Retype only what runs from the first line of the listing to the line holding "const ageDiameters = [11.1, 15.25, 18.65, 21.6, 25.95];", both included. Do not retype the pictures.

################

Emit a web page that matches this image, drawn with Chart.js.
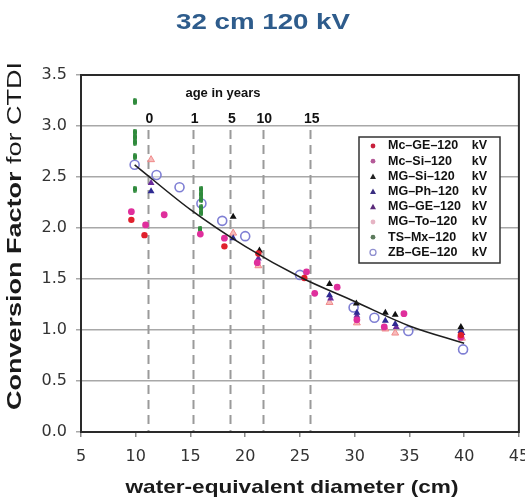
<!DOCTYPE html>
<html><head><meta charset="utf-8">
<script src="https://cdn.jsdelivr.net/npm/chart.js@4/dist/chart.umd.min.js"></script>
<style>html,body{margin:0;padding:0;background:#fff;}#c{display:block}</style>
</head><body>
<canvas id="c" width="525" height="502"></canvas>
<script>
// ---- data ----
const titleText = '32 cm 120 kV';
const xTitle = 'water-equivalent diameter (cm)';
const yTitleBold = 'Conversion Factor ';
const yTitleRegular = 'for CTDI';
const xTickValues = [5, 10, 15, 20, 25, 30, 35, 40, 45];
const yTickValues = [0, 0.5, 1.0, 1.5, 2.0, 2.5, 3.0, 3.5];
const ageTitle = 'age in years';
const ageLabels = ['0', '1', '5', '10', '15'];
const ageDiameters = [11.1, 15.25, 18.65, 21.6, 25.95];

const seriesLabels = ['Mc–GE–120 kV', 'Mc–Si–120  kV', 'MG–Si–120  kV', 'MG–Ph–120 kV',
                      'MG–GE–120 kV', 'MG–To–120  kV', 'TS–Mx–120   kV', 'ZB–GE–120   kV'];
const mcGE = [[9.6,2.08],[10.8,1.93],[18.1,1.82],[21.2,1.75],[25.4,1.51],[39.7,0.95]];
const mcSi = [[9.6,2.16],[10.9,2.03],[12.6,2.13],[15.9,1.94],[18.1,1.90],[21.1,1.66],[25.6,1.57],
              [26.35,1.36],[28.4,1.42],[30.2,1.10],[32.7,1.03],[34.5,1.16],[39.7,0.93]];
const mgSi = [[18.9,2.11],[21.3,1.78],[27.7,1.45],[30.15,1.26],[32.8,1.17],[33.7,1.15],[39.7,1.03]];
const mgPh = [[11.4,2.36],[18.9,1.90],[27.7,1.34],[30.2,1.17],[32.8,1.09],[33.7,1.06],[39.7,0.99]];
const mgGE = [[11.4,2.44],[21.2,1.70],[27.8,1.31],[30.2,1.14],[33.8,1.03],[39.8,0.97]];
const mgTo = [[11.4,2.67],[18.9,1.95],[21.2,1.63],[27.7,1.27],[30.2,1.07],[32.8,1.01],[33.7,0.97],[39.8,0.92]];
const tsMx = [[9.9,3.24],[9.9,2.94],[9.9,2.89],[9.9,2.84],[9.9,2.70],[9.9,2.38],
              [16.0,2.38],[16.0,2.33],[16.0,2.28],[16.0,2.20],[16.0,2.15],[15.9,1.99]];
const zbGE = [[9.9,2.62],[11.9,2.52],[14.0,2.40],[16.0,2.24],[17.9,2.07],[20.0,1.92],
              [25.0,1.54],[29.9,1.22],[31.8,1.12],[34.9,0.99],[39.9,0.81]];
const fitCurve = [[9.9,2.62],[15,2.18],[20,1.82],[25,1.52],[30,1.28],[35,1.04],[40,0.87]];

// ---- styles ----
const FONT = '"Liberation Sans", Arial, Helvetica, sans-serif';
function pill(color, w, h) {
  const c = document.createElement('canvas'); c.width = w; c.height = h;
  const g = c.getContext('2d'); g.fillStyle = color; const r = w / 2;
  g.beginPath(); g.arc(r, r, r, Math.PI, 0); g.lineTo(w, h - r); g.arc(r, h - r, r, 0, Math.PI); g.closePath(); g.fill();
  return c;
}
const toPts = a => a.map(p => ({x: p[0], y: p[1]}));
const styles = [
  {data: mcGE, pointStyle: 'circle', radius: 3.2, bg: '#e0202c', bc: '#e0202c', bw: 0, lg: {shape:'dot', c:'#c8203c'}},
  {data: mcSi, pointStyle: 'circle', radius: 3.4, bg: '#df2f9c', bc: '#df2f9c', bw: 0, lg: {shape:'dot', c:'#b45a98'}},
  {data: mgSi, pointStyle: 'triangle', radius: 4, bg: '#111111', bc: '#111111', bw: 0, lg: {shape:'tri', c:'#222'}},
  {data: mgPh, pointStyle: 'triangle', radius: 4, bg: '#2e2a92', bc: '#2e2a92', bw: 0, lg: {shape:'tri', c:'#3a2e80'}},
  {data: mgGE, pointStyle: 'triangle', radius: 4, bg: '#6a2c9c', bc: '#6a2c9c', bw: 0, lg: {shape:'tri', c:'#5a2a7a'}},
  {data: mgTo, pointStyle: 'triangle', radius: 4, bg: 'rgba(245,170,170,0.8)', bc: '#f08a8a', bw: 1, lg: {shape:'dot', c:'#e6b4c4'}},
  {data: tsMx, pointStyle: pill('#2f8a3c', 4, 7), radius: 3, bg: '#2f8a3c', bc: '#2f8a3c', bw: 0, lg: {shape:'dot', c:'#5c7a5c'}},
  {data: zbGE, pointStyle: 'circle', radius: 4.5, bg: 'rgba(255,255,255,0.4)', bc: '#7f7fd4', bw: 1.6, lg: {shape:'ring', c:'#9090d0'}}
];

const datasets = styles.map((s, i) => ({
  type: 'scatter', label: seriesLabels[i], data: toPts(s.data),
  pointStyle: s.pointStyle, pointRadius: s.radius, pointBackgroundColor: s.bg,
  pointBorderColor: s.bc, pointBorderWidth: s.bw, showLine: false
}));
datasets.push({
  type: 'line', label: 'fit', data: toPts(fitCurve), borderColor: '#1e1e1e', borderWidth: 1.6,
  pointRadius: 0, tension: 0.4, cubicInterpolationMode: 'monotone', fill: false, order: -1
});

const decor = {
  id: 'decor',
  beforeDatasetsDraw(chart) {
    const {ctx, chartArea: a, scales: {x}} = chart;
    ctx.save();
    ctx.strokeStyle = '#9a9a9a'; ctx.lineWidth = 2; ctx.setLineDash([9, 6]);
    ageDiameters.forEach(d => {
      const px = Math.round(x.getPixelForValue(d)) + 0.5;
      ctx.beginPath(); ctx.moveTo(px, 130); ctx.lineTo(px, a.bottom); ctx.stroke();
    });
    ctx.setLineDash([]);
    ctx.strokeStyle = '#2a2a2a'; ctx.lineWidth = 2;
    ctx.strokeRect(a.left, a.top, a.right - a.left, a.bottom - a.top);
    // age labels
    ctx.fillStyle = '#111'; ctx.textAlign = 'center'; ctx.textBaseline = 'middle';
    ctx.font = 'bold 13px ' + FONT;
    ctx.fillText(ageTitle, 223, 93);
    ctx.font = 'bold 14px ' + FONT;
    ageDiameters.forEach((d, i) => ctx.fillText(ageLabels[i], x.getPixelForValue(d) + 1.5, 119));
    ctx.restore();
  },
  afterDraw(chart) {
    const {ctx} = chart;
    ctx.save();
    // title
    ctx.fillStyle = '#2e5c8c'; ctx.font = 'bold 22px ' + FONT;
    ctx.textBaseline = 'middle'; ctx.textAlign = 'center';
    let w = ctx.measureText(titleText).width;
    ctx.save(); ctx.translate(263, 23); ctx.scale(174 / w, 1); ctx.fillText(titleText, 0, 0); ctx.restore();
    // x title
    ctx.fillStyle = '#1a1a1a'; ctx.font = 'bold 19px ' + FONT;
    w = ctx.measureText(xTitle).width;
    ctx.save(); ctx.translate(292, 488); ctx.scale(333 / w, 1); ctx.fillText(xTitle, 0, 0); ctx.restore();
    // y title (mixed weight)
    ctx.save(); ctx.translate(21, 236); ctx.rotate(-Math.PI / 2);
    ctx.textAlign = 'left'; ctx.textBaseline = 'alphabetic';
    ctx.font = 'bold 20px ' + FONT; const wb = ctx.measureText(yTitleBold).width;
    ctx.font = '20px ' + FONT; const wr = ctx.measureText(yTitleRegular).width;
    const sc = 348 / (wb + wr); ctx.scale(sc, 1);
    const x0 = -(wb + wr) / 2;
    ctx.font = 'bold 20px ' + FONT; ctx.fillText(yTitleBold, x0, 0);
    ctx.font = '20px ' + FONT; ctx.fillText(yTitleRegular, x0 + wb, 0);
    ctx.restore();
    // legend
    const L = 359, T = 137, R = 500, B = 263;
    ctx.fillStyle = '#fff'; ctx.fillRect(L, T, R - L, B - T);
    ctx.strokeStyle = '#333'; ctx.lineWidth = 1.5; ctx.strokeRect(L, T, R - L, B - T);
    ctx.font = 'bold 12.5px ' + FONT; ctx.textBaseline = 'middle';
    styles.forEach((s, i) => {
      const y = 146 + i * 15.2, mx = 373;
      ctx.fillStyle = s.lg.c; ctx.strokeStyle = s.lg.c;
      if (s.lg.shape === 'dot') { ctx.beginPath(); ctx.arc(mx, y, 2.4, 0, Math.PI * 2); ctx.fill(); }
      else if (s.lg.shape === 'tri') { ctx.beginPath(); ctx.moveTo(mx, y - 3); ctx.lineTo(mx + 3, y + 2.5); ctx.lineTo(mx - 3, y + 2.5); ctx.closePath(); ctx.fill(); }
      else { ctx.lineWidth = 1.3; ctx.beginPath(); ctx.arc(mx, y, 3, 0, Math.PI * 2); ctx.stroke(); }
      const lab = seriesLabels[i];
      const k = lab.lastIndexOf(' ');
      ctx.fillStyle = '#111';
      ctx.textAlign = 'left'; ctx.fillText(lab.slice(0, k).trim(), 388, y);
      ctx.textAlign = 'right'; ctx.fillText(lab.slice(k + 1), 487, y);
    });
    ctx.restore();
  }
};

new Chart(document.getElementById('c'), {
  data: {datasets},
  options: {
    responsive: false, animation: false, devicePixelRatio: 1,
    layout: {padding: {top: 75, right: 6, bottom: 0, left: 0}},
    plugins: {legend: {display: false}, tooltip: {enabled: false}, title: {display: false}},
    scales: {
      x: {
        type: 'linear', min: 5, max: 45,
        afterBuildTicks: s => { s.ticks = xTickValues.map(v => ({value: v})); },
        ticks: {color: '#333', padding: 10, font: {family: '"DejaVu Sans", sans-serif', size: 16}, maxRotation: 0, autoSkip: false},
        grid: {drawOnChartArea: false, drawTicks: true, tickLength: 5, color: '#888', lineWidth: 1.5},
        border: {display: false},
        afterFit: s => { s.height = 70; s.paddingLeft = 0; s.paddingRight = 0; }
      },
      y: {
        type: 'linear', min: 0, max: 3.5,
        afterBuildTicks: s => { s.ticks = yTickValues.map(v => ({value: v})); },
        ticks: {color: '#333', padding: 9, font: {family: '"DejaVu Sans", sans-serif', size: 16},
                callback: v => Number(v).toFixed(1)},
        grid: {color: '#a8a8a8', lineWidth: 1.5, tickLength: 5},
        border: {display: false},
        afterFit: s => { s.width = 81; }
      }
    }
  },
  plugins: [decor]
});
</script>
</body></html>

################

**Solution:**
Emit a web page that matches this image, drawn with Chart.js.
<!DOCTYPE html>
<html><head><meta charset="utf-8">
<script src="https://cdn.jsdelivr.net/npm/chart.js@4/dist/chart.umd.min.js"></script>
<style>html,body{margin:0;padding:0;background:#fff;}#c{display:block}</style>
</head><body>
<canvas id="c" width="525" height="502"></canvas>
<script>
// ---- data ----
const titleText = '32 cm 120 kV';
const xTitle = 'water-equivalent diameter (cm)';
const yTitleBold = 'Conversion Factor ';
const yTitleRegular = 'for CTDI';
const xTickValues = [5, 10, 15, 20, 25, 30, 35, 40, 45];
const yTickValues = [0, 0.5, 1.0, 1.5, 2.0, 2.5, 3.0, 3.5];
const ageTitle = 'age in years';
const ageLabels = ['0', '1', '5', '10', '15'];
const ageDiameters = [11.1, 15.25, 18.65, 21.6, 25.95];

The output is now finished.